> Your goal
In the records below, find each line with the word "Write" and copy it.

════════════════════

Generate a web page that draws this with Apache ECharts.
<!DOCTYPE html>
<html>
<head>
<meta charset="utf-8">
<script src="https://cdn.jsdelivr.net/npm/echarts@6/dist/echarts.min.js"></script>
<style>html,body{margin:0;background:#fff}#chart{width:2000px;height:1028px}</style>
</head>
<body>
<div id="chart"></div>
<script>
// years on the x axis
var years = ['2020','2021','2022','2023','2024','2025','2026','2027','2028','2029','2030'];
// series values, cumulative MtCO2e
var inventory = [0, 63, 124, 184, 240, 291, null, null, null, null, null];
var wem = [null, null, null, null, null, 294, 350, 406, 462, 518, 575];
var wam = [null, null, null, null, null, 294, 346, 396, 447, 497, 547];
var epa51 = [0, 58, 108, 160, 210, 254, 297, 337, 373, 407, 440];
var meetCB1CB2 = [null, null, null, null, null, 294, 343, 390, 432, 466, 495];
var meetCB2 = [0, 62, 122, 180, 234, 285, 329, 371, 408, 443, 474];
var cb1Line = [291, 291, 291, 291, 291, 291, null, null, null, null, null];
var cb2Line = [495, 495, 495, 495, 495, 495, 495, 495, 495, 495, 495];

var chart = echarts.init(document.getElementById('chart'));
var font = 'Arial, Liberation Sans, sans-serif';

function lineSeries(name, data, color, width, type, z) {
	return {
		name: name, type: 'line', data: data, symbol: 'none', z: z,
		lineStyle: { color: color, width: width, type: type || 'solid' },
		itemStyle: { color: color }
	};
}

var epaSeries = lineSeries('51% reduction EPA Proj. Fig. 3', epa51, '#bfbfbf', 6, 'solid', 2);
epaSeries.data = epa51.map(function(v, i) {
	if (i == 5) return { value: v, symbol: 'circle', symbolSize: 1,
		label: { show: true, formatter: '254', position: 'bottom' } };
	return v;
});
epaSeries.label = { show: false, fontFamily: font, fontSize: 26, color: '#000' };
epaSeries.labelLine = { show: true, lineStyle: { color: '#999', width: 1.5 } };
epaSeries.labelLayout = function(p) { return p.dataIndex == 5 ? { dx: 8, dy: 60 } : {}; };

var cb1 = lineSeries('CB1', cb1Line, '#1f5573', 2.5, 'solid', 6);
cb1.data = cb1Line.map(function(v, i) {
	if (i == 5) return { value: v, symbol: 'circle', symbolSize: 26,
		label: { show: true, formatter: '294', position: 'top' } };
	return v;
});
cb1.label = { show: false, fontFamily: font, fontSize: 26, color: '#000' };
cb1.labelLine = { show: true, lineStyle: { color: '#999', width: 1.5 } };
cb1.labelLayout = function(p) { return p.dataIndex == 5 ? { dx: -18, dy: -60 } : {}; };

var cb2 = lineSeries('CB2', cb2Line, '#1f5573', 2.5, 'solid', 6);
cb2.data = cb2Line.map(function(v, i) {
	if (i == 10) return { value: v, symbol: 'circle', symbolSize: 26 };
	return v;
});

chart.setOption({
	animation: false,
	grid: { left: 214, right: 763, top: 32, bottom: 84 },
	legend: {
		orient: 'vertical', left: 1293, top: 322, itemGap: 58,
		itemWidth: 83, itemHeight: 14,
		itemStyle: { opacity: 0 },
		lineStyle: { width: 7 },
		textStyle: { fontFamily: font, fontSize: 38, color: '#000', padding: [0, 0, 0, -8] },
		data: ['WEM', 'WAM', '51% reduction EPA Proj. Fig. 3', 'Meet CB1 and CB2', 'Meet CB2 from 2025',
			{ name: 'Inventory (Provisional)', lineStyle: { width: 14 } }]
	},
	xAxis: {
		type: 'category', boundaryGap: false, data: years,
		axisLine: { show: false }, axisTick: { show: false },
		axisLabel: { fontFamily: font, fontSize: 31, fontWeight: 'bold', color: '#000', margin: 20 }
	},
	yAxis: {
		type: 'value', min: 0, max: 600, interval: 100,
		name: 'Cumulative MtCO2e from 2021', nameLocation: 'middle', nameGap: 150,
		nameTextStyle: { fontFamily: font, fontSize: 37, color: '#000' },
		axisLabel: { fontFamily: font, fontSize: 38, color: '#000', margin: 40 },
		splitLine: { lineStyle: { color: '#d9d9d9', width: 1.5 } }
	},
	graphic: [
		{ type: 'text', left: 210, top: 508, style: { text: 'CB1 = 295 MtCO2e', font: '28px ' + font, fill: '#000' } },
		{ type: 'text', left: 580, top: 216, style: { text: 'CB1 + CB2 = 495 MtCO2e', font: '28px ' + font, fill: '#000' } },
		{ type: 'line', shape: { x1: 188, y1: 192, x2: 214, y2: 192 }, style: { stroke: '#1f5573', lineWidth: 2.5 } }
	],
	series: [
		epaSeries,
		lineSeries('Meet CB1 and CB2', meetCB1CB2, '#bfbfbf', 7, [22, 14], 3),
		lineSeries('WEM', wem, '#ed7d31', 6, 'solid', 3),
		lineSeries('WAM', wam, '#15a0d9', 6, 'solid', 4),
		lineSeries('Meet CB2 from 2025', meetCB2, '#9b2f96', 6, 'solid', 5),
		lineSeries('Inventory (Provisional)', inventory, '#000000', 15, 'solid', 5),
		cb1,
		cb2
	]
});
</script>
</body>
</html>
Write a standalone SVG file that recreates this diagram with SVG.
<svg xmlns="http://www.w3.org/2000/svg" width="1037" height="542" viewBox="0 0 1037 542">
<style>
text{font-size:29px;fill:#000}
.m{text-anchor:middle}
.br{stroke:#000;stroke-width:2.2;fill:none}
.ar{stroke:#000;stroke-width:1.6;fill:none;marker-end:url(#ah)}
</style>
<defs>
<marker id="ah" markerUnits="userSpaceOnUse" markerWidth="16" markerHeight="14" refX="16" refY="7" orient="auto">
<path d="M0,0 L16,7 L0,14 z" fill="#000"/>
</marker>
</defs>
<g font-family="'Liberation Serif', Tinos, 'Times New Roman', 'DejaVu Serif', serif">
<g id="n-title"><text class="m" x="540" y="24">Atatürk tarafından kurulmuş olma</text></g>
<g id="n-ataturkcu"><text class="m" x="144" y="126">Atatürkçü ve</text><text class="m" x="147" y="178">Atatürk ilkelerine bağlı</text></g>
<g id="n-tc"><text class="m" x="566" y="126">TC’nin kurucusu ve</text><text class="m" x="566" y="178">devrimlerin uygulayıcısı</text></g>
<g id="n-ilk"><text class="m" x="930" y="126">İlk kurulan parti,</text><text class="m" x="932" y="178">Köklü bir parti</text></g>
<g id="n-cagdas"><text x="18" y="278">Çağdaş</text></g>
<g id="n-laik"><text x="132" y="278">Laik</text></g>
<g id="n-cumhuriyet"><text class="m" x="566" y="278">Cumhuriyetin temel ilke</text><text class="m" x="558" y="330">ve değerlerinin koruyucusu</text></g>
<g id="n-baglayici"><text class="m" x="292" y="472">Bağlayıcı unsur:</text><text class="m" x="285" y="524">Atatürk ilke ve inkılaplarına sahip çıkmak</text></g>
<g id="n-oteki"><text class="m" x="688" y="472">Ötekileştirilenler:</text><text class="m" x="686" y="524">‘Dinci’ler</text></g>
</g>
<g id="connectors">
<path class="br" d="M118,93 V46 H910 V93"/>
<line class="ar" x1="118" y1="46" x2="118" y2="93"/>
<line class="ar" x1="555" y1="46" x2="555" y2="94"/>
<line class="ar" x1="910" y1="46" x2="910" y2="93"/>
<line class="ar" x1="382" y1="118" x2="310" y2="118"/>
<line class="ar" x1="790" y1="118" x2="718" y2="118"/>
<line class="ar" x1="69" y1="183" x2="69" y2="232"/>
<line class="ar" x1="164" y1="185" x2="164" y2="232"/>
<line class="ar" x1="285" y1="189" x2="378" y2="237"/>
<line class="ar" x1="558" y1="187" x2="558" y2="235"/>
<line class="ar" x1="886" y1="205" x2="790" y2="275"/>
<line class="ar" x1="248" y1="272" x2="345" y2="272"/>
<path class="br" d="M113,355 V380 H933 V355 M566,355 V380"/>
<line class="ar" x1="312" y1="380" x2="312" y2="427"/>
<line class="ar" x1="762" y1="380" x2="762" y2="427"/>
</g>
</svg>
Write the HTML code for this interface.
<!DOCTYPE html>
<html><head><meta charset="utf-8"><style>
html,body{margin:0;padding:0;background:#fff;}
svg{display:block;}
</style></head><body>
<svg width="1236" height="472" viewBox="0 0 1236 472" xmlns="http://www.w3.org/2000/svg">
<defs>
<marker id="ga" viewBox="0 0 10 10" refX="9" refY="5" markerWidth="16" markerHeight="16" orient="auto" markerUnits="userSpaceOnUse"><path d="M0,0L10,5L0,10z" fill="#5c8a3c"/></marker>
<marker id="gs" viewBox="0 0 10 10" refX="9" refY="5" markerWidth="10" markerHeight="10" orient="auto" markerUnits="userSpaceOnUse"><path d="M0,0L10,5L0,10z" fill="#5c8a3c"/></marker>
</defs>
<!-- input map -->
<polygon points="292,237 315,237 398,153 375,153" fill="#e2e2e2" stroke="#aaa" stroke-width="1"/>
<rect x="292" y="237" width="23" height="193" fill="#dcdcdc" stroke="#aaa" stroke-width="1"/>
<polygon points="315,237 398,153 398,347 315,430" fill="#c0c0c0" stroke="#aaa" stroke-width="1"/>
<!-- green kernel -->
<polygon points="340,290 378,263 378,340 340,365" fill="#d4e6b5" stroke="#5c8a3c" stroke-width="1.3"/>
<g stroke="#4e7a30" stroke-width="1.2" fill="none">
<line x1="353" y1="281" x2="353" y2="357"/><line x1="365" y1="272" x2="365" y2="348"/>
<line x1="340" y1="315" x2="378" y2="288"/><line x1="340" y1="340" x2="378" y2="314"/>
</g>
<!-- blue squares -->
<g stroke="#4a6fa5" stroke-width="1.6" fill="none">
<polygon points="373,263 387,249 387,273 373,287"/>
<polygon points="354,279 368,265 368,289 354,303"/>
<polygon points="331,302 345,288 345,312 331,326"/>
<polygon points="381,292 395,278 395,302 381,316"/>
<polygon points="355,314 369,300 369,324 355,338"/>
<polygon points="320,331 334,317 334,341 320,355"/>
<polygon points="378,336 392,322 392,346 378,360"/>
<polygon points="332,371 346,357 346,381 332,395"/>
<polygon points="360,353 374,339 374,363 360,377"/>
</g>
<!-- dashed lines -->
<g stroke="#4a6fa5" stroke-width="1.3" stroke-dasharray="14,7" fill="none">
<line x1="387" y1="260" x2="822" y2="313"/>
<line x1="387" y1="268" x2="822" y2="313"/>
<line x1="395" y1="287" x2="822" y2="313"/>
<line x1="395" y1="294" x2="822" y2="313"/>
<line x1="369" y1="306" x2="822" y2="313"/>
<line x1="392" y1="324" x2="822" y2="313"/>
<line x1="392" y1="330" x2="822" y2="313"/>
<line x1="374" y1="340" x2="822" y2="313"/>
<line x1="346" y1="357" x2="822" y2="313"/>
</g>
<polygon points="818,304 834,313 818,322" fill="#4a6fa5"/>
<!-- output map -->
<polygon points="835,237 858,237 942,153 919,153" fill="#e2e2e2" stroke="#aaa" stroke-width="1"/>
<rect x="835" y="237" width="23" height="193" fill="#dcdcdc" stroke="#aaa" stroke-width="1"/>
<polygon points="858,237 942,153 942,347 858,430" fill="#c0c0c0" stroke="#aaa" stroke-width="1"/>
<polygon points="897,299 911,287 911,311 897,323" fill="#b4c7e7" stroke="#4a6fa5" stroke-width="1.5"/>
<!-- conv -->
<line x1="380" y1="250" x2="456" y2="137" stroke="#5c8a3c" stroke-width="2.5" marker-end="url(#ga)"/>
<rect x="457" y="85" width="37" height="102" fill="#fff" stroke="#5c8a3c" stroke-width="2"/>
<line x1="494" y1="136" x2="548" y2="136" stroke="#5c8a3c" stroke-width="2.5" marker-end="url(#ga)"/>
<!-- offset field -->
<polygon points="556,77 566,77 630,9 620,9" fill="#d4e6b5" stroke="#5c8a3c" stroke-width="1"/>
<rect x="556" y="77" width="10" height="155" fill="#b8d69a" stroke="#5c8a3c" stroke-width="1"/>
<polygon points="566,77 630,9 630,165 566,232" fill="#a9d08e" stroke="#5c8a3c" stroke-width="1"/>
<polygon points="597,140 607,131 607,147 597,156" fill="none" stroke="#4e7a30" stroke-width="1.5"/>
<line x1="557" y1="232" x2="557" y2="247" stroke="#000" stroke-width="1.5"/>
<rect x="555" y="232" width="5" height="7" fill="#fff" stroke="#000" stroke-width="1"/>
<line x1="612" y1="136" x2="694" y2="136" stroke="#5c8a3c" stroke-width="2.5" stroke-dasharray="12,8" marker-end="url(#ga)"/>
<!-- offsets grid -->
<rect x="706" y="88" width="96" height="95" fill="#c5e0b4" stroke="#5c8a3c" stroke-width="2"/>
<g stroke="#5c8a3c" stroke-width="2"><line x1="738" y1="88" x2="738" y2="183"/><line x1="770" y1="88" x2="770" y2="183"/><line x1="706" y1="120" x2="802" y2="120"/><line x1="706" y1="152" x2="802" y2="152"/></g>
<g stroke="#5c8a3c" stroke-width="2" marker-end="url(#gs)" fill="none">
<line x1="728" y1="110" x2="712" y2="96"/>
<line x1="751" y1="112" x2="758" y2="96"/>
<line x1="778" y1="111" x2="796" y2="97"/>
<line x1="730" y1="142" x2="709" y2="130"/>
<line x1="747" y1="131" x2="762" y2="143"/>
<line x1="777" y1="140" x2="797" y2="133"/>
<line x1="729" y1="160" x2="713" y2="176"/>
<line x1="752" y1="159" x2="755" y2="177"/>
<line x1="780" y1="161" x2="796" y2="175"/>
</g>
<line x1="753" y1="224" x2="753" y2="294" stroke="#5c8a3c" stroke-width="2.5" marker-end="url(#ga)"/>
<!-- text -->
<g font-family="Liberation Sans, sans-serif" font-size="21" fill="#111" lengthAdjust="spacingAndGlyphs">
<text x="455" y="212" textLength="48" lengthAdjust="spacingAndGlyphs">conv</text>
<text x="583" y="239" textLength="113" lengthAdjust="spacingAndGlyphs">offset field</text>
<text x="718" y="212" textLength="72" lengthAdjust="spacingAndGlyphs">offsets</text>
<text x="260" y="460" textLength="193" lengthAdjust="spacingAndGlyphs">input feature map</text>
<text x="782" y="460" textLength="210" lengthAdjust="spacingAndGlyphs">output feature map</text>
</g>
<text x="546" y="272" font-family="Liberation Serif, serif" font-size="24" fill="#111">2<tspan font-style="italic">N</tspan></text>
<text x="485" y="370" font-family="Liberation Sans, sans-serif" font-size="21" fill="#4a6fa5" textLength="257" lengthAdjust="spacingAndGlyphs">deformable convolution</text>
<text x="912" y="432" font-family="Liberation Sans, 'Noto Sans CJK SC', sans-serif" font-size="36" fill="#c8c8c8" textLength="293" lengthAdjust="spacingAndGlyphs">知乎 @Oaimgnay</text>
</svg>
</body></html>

════════════════════

> Answer for this exercise
Write a standalone SVG file that recreates this diagram with SVG.
Write the HTML code for this interface.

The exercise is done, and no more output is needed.